Do not copy the pictures. Write out the lines from the start of the entries through the line containing "[methodbox] (miracle) at".
[start Data entries]
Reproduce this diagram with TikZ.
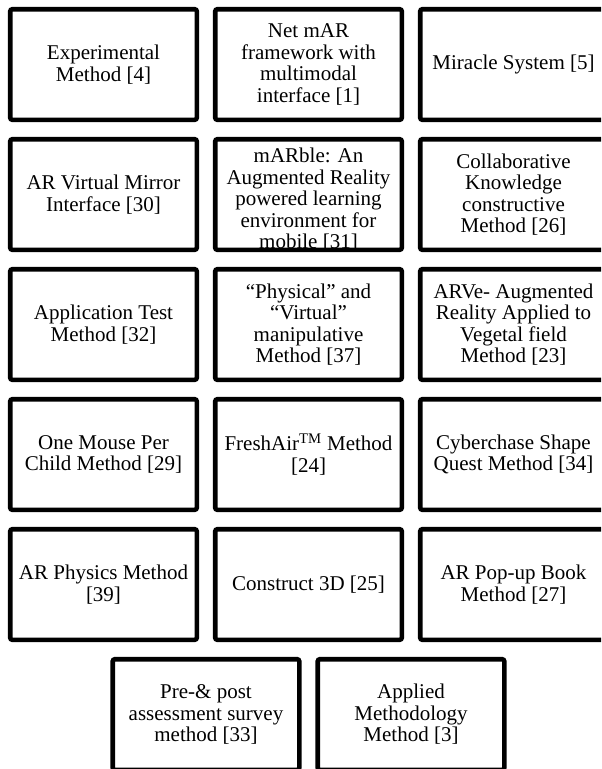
\documentclass[tikz,border=0pt]{standalone}
\usepackage{fontspec}
\setmainfont{Liberation Serif}
\usepackage{tikz}

\tikzset{
  boxtext/.style={inner sep=1pt, align=center,
    font=\fontsize{15.75}{16.1}\selectfont},
  methodbox/.style={boxtext, draw, line width=3.4pt, rounded corners=1.5pt,
    minimum width=139.9pt, minimum height=82.9pt}
}

\begin{document}
\begin{tikzpicture}[x=0.75pt,y=0.75pt,yscale=-1,xscale=1]
\useasboundingbox (0,0) rectangle (601,769);
\clip (0,0) rectangle (601,769);

%Row 1
\node [methodbox] (expmethod) at (103.5,64.5) {Experimental\\Method [4]};
\node [methodbox] (netmar) at (308.5,64.5) {Net mAR\\framework with\\multimodal\\interface [1]};
\node [methodbox] (miracle) at (513.5,64.5) {Miracle System [5]};

%Row 2
\node [methodbox] (mirror) at (103.5,194.5) {AR Virtual Mirror\\Interface [30]};
% text runs over the box, border goes on top
\node [boxtext] (marbletext) at (308.5,200) {mARble: An\\Augmented Reality\\powered learning\\environment for\\mobile [31]};
\node [methodbox] (marble) at (308.5,194.5) {};
\node [methodbox] (collab) at (513.5,194.5) {Collaborative\\Knowledge\\constructive\\Method [26]};

%Row 3
\node [methodbox] (apptest) at (103.5,324.5) {Application Test\\Method [32]};
\node [methodbox] (physvirt) at (308.5,324.5) {“Physical” and\\“Virtual”\\manipulative\\Method [37]};
\node [methodbox] (arve) at (513.5,324.5) {ARVe- Augmented\\Reality Applied to\\Vegetal field\\Method [23]};

%Row 4
\node [methodbox] (mouse) at (103.5,454.5) {One Mouse Per\\Child Method [29]};
\node [methodbox] (freshair) at (308.5,454.5) {FreshAir\textsuperscript{TM} Method\\{[24]}};
\node [methodbox] (cyberchase) at (513.5,454.5) {Cyberchase Shape\\Quest Method [34]};

%Row 5
\node [methodbox] (arphysics) at (103.5,584.5) {AR Physics Method\\{[39]}};
\node [methodbox] (construct) at (308.5,584.5) {Construct 3D [25]};
\node [methodbox] (popup) at (513.5,584.5) {AR Pop-up Book\\Method [27]};

%Row 6
\node [methodbox] (prepost) at (206,714.5) {Pre-\& post\\assessment survey\\method [33]};
\node [methodbox] (applied) at (411,714.5) {Applied\\Methodology\\Method [3]};

\end{tikzpicture}
\end{document}
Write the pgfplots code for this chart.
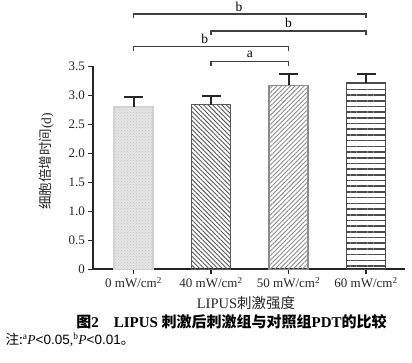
\documentclass[border=0pt]{standalone}
\usepackage{fontspec}
\setmainfont{Liberation Serif}
\newfontfamily\cjk{Noto Sans CJK SC}
\newfontfamily\sans{Liberation Sans}
\usepackage{pgfplots}
\pgfplotsset{compat=1.18}
\usetikzlibrary{patterns,patterns.meta}

\pgfplotsset{
  errstyle/.style={error bars/.cd, y dir=plus, y explicit,
    error bar style={line width=2pt,black!85},
    error mark options={rotate=90, mark size=9.5pt, line width=2pt, black!85}},
  barbase/.style={ybar, bar width=39pt, bar shift=0pt, line width=1.5pt, mark=none},
}

\begin{document}
\begin{tikzpicture}
\useasboundingbox (-93pt,-93.7pt) rectangle (319pt,269.3pt);
\begin{axis}[at={(0,0)}, anchor=south west, scale only axis,
  width=312pt, height=203pt,
  xmin=-0.523, xmax=3.503, ymin=0, ymax=3.5, clip=false,
  axis x line=bottom, axis y line=left,
  axis line style={-, line width=1.8pt, black!85},
  xtick={0,1,2,3},
  xticklabels={0 mW/cm\textsuperscript{2},40 mW/cm\textsuperscript{2},50 mW/cm\textsuperscript{2},60 mW/cm\textsuperscript{2}},
  ytick={0,0.5,1,1.5,2,2.5,3,3.5},
  yticklabels={0,0.5,1.0,1.5,2.0,2.5,3.0,3.5},
  tick align=outside, major tick length=4.5pt,
  tick style={line width=1.5pt, black!85},
  tick label style={font=\fontsize{13}{15}\selectfont, black!85},
]
% bars
\addplot[barbase, draw=gray!35, fill=gray!20, postaction={pattern=crosshatch dots, pattern color=gray!45}, errstyle]
  coordinates {(0,2.80) +- (0,0.17)};
\addplot[barbase, draw=black!65, pattern={Lines[angle=-45,distance=3.2pt,line width=0.9pt]}, pattern color=black!65, errstyle]
  coordinates {(1,2.84) +- (0,0.15)};
\addplot[barbase, draw=black!45, pattern={Lines[angle=45,distance=3.2pt,line width=0.9pt]}, pattern color=black!45, errstyle]
  coordinates {(2,3.17) +- (0,0.19)};
\addplot[barbase, draw=black!70, pattern={Lines[angle=0,distance=5.7pt,line width=1.6pt]}, pattern color=black!70, errstyle]
  coordinates {(3,3.21) +- (0,0.15)};
% significance brackets
\addplot[black!75, line width=1.3pt, mark=none] coordinates {(1,3.51) (1,3.58) (2,3.58) (2,3.51)};
\addplot[black!75, line width=1.3pt, mark=none] coordinates {(0,3.77) (0,3.84) (2,3.84) (2,3.77)};
\addplot[black!75, line width=1.3pt, mark=none] coordinates {(1,4.04) (1,4.11) (3,4.11) (3,4.04)};
\addplot[black!75, line width=1.3pt, mark=none] coordinates {(0,4.33) (0,4.40) (3,4.40) (3,4.33)};
\node[font=\fontsize{13.5}{15}\selectfont] at (axis cs:1.5,3.71) {a};
\node[font=\fontsize{13.5}{15}\selectfont] at (axis cs:0.92,3.97) {b};
\node[font=\fontsize{13.5}{15}\selectfont] at (axis cs:2.0,4.24) {b};
\node[font=\fontsize{13.5}{15}\selectfont] at (axis cs:1.36,4.53) {b};
\end{axis}
\node[rotate=90, font=\fontsize{13.5}{15}\selectfont, black!85] at (-46.5pt,107.8pt) {{\cjk 细胞倍增时间}(d)};
\node[font=\fontsize{14.5}{16}\selectfont, black!85] at (153pt,-33.7pt) {LIPUS{\cjk 刺激强度}};
\node[font=\fontsize{15}{17}\selectfont\bfseries] at (138.5pt,-52.7pt) {{\cjk 图}2\quad LIPUS {\cjk 刺激后刺激组与对照组}PDT{\cjk 的比较}};
\node[anchor=west, font=\fontsize{13.5}{15}\selectfont] at (-91pt,-70.7pt) {{\cjk 注:}\textsuperscript{a}\textit{P}{\sans <0.05},\textsuperscript{b}\textit{P}{\sans <0.01}{\cjk 。}};
\end{tikzpicture}
\end{document}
[end Data entries]
■ Result for this exercise
Reproduce this diagram with TikZ.
\documentclass[tikz,border=0pt]{standalone}
\usepackage{fontspec}
\setmainfont{Liberation Serif}
\usepackage{tikz}

\tikzset{
  boxtext/.style={inner sep=1pt, align=center,
    font=\fontsize{15.75}{16.1}\selectfont},
  methodbox/.style={boxtext, draw, line width=3.4pt, rounded corners=1.5pt,
    minimum width=139.9pt, minimum height=82.9pt}
}

\begin{document}
\begin{tikzpicture}[x=0.75pt,y=0.75pt,yscale=-1,xscale=1]
\useasboundingbox (0,0) rectangle (601,769);
\clip (0,0) rectangle (601,769);

%Row 1
\node [methodbox] (expmethod) at (103.5,64.5) {Experimental\\Method [4]};
\node [methodbox] (netmar) at (308.5,64.5) {Net mAR\\framework with\\multimodal\\interface [1]};
\node [methodbox] (miracle) at (513.5,64.5) {Miracle System [5]};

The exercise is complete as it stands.